Rob Sequin | Havana Journal

Wally Moran is a Contributing Editor with SAIL Magazine and a cruising sailor who has sailed the north coast of Cuba on his last two visits there in 2009 and 2011.

He is currently working on a tv show about Cuba, to be named “Cuba - Forbidden Paradise”, that will present to the world, and particularly the people of the United States, the “real” Cuba without a political or tourism bias.

Havana Journal - How do you propose to accomplish this?

Wally Moran - Since I am very familiar with the North coast of Cuba, the communities and people there, I wanted to continue my journey to the South side of the island. I will make frequent stops to explore, meet the locals, and to get a sense of what is important to them, what their lives are truly like. And as a sailor, I’m very curious to know if the south coast attitudes are different from those of the north coast as I’ve been told.

Old Chevy looking North

What topics will you cover?

I’d like to explore in some depth the culture of Cuba, how Cubans go about their everyday lives, their work and their play. Work will be especially interesting given the changes in Cuba, with more free enterprise being encouraged by Havana and I want to look at that. We’ll be taking a look at the art of Cuba, which is both beautiful and amazingly eclectic, and at the music, which as you know is simply astounding. The talent in these two fields is mind boggling.

I hope to film a number of live acts in various locations, as well as everyday Cubans just enjoying making music. I want to explore some of the ‘clichés too - how rum is made, cigar rolling, that sort of thing, since viewers will be curious about these aspects of Cuba.

Then there’s the exchanges between people on a cruising sailboat and the locals - the trading for fish and lobster, the struggle to make oneself understood in another language (Wally doesn’t speak Spanish - HJ), and the camaraderie, the mutual understanding, that results from these exchanges. Shopping in the market, dining in the - what’s the term - paladares, the in-home restaurants - the sorts of things any tourist might do on coming to Cuba provided they ventured from the resorts and organized tours.

How about the politics?

Cuban politics is a fascinating subject, but I’m going to leave it to others - I think that politics is ultimately the problem facing Cuba - both internally and externally.
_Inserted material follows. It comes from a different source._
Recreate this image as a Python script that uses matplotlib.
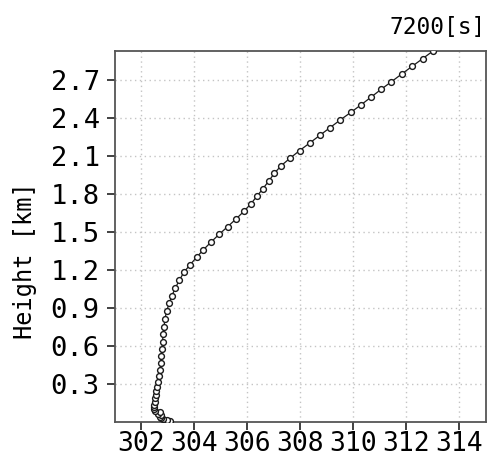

I personally believe that when people - particularly Americans - see that there is far more that joins us as human beings and as individuals than there is that divides us, we’ll see more positive US Cuba relations come much sooner.

I understand you have to finance the tv show. How do you do that?

I could have worked at selling advertising or sponsorships, but in this economy, and given this subject matter, that would be problematical. I’ve chosen instead to use an online funding site, Kickstarter.com with my funding page here.

In the Kickstarter model of funding, individual donors give funds - in our case from $10 to $5000 or more - and in return, they receive recognition for their contribution, plus various rewards to make it worth their while to donate. It’s an interesting fund raising method and many worthwhile projects have been launched from this site.

What sort of rewards to donors receive?

Rob, we’re offering everything you can think of except Cuban cigars and rum. For smaller donations, we’re offering podcasts of Cuba, including scenes with original art and music. At higher levels, we’re offering a digital copy of the show, digital or print copies of the book, original Cuban art and/or music CDs by Cuban artists.

Going further, we are offering to include donors in a cameo shot in the film on site in Cuba and to include their names as associate producers in the screen credits. I think we’re offering incredible value, but more to the point, our sponsors are helping us to put out an important message to the world about Cuba. In the end, it’s all about how people feel about this project, about Cuba, and about themselves as people who help create change in this world.

How can Havana Journal readers contribute and support this project?

Rob, they can go to our website and click on the link on the front page for sponsorship, or go to the sponsorship page on our site. Either one will take them to the appropriate page at Kickstarter.com to make their donation. And if anyone wants to join the crew and do a cameo appearance on the show, they’d best hurry, because there are only three opportunities available for that particular award.

Who else is involved in this project?

There’s Jeffrey Cox, who was the producer of Haunted America, as my lead cameraman, and the show will be produced by Tory Salvia of TheSailingChannel, who has produced my earlier videos, one of which is on Cuba. There are others who are working with us on a consultative basis, giving us their expertise.

For example, I’ve spoken with people in Canada who do business in Cuba and a legendary film documentarian who will introduce us to important industry contacts.

You’re doing this trip on a sailboat. Is it a sailing documentary then?

No. Although inevitably, there will be a “sailing” aspect to the film but essentially, this is a story of discovery. The boat is simply a wonderful means of transportation to and around the island, and the show will have immense appeal to both boaters and non-boaters as well because of that. Recently, I interviewed a participant in the 1998 Tampa to Havana sailing regatta who had dinner with Fidel Castro. That interview will be part of the show by the way.